Milan beat Inter 2-1* and, well, just watch the rest of it yourself. Great stuff. Thank you to Tiziano Crudeli...

Hat-tip: Andrew and Rizzo Sports.

*An important result, in fairness, since it puts the Rossoneri in line for a Champions' League place next season. Tough week for Fiorentina...

March 28, 2008

Sir Walter's Gorgie Boys

John J Miller at The Corner:

I've always had some fondness for the NFL's Baltimore Ravens because their team name is a literary reference. Last weekend, while visiting the in-laws in South Carolina, I went to an NCAA baseball game featuring the Coastal Carolina Chanticleers. Literary references in team names don't get much better than that.

Up to a point Lord Copper. Turns out the Chanticleers have only been so-nicknamed since the 1960s when the University tired of being just one more bunch of Trojans. Still, not bad but not nearly as good, obviously, as Heart of Midlothian FC, Edinburgh's finest.
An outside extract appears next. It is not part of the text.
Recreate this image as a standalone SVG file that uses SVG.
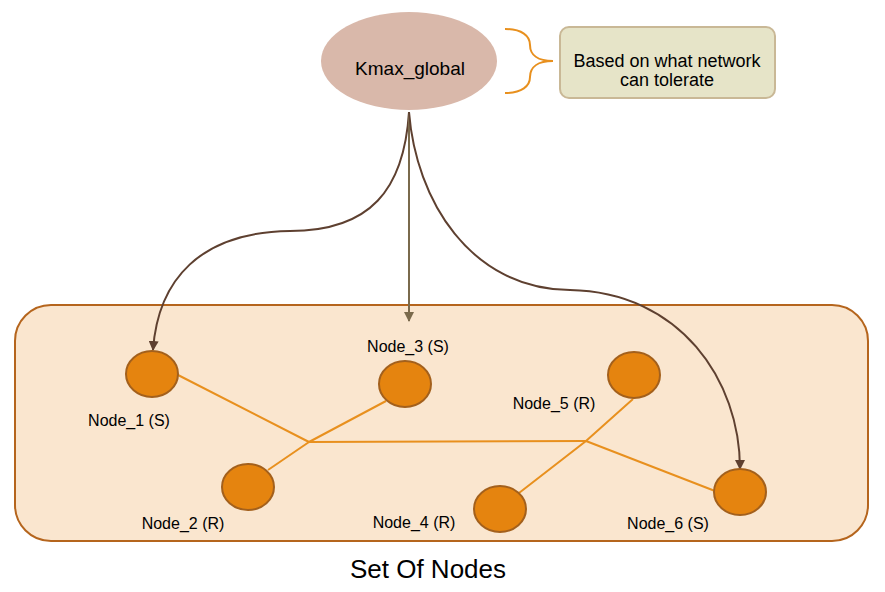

Now if only the club favoured a more literate, cultured style of football...

March 07, 2008

Maximum Wage? Not so much these days.

Which footballer offers his club the best value-for-money? Easy. It's Lionel Messi. Why? According to this Portuguese calculation he's not one of the 50 best-paid footballers in the world. Lucky Barcelona.

Here's the top five (the first figure is their monthly salary in euros, the second their annual remuneration). You'll notice that two of these players are not like the other three.

1.     Ricardo Kaka                 AC Milan            750.000 €     9.000.000 €
2.     Ronaldinho                    FC Barcelona     710.000 €     8.520.000 €
3.     Frank Lampard              Chelsea FC         680.000 €     8.160.000 €
4.     John Terry                      Chelsea FC         680.000 €     8.160.000 €
5.     Fernando Torres            Liverpool FC     660.000 €     7.920.000 €

No fewer than eight Chelsea players make the list. The most ridiculous names? Sol Campbell, Darren Bent and Harry Kewell.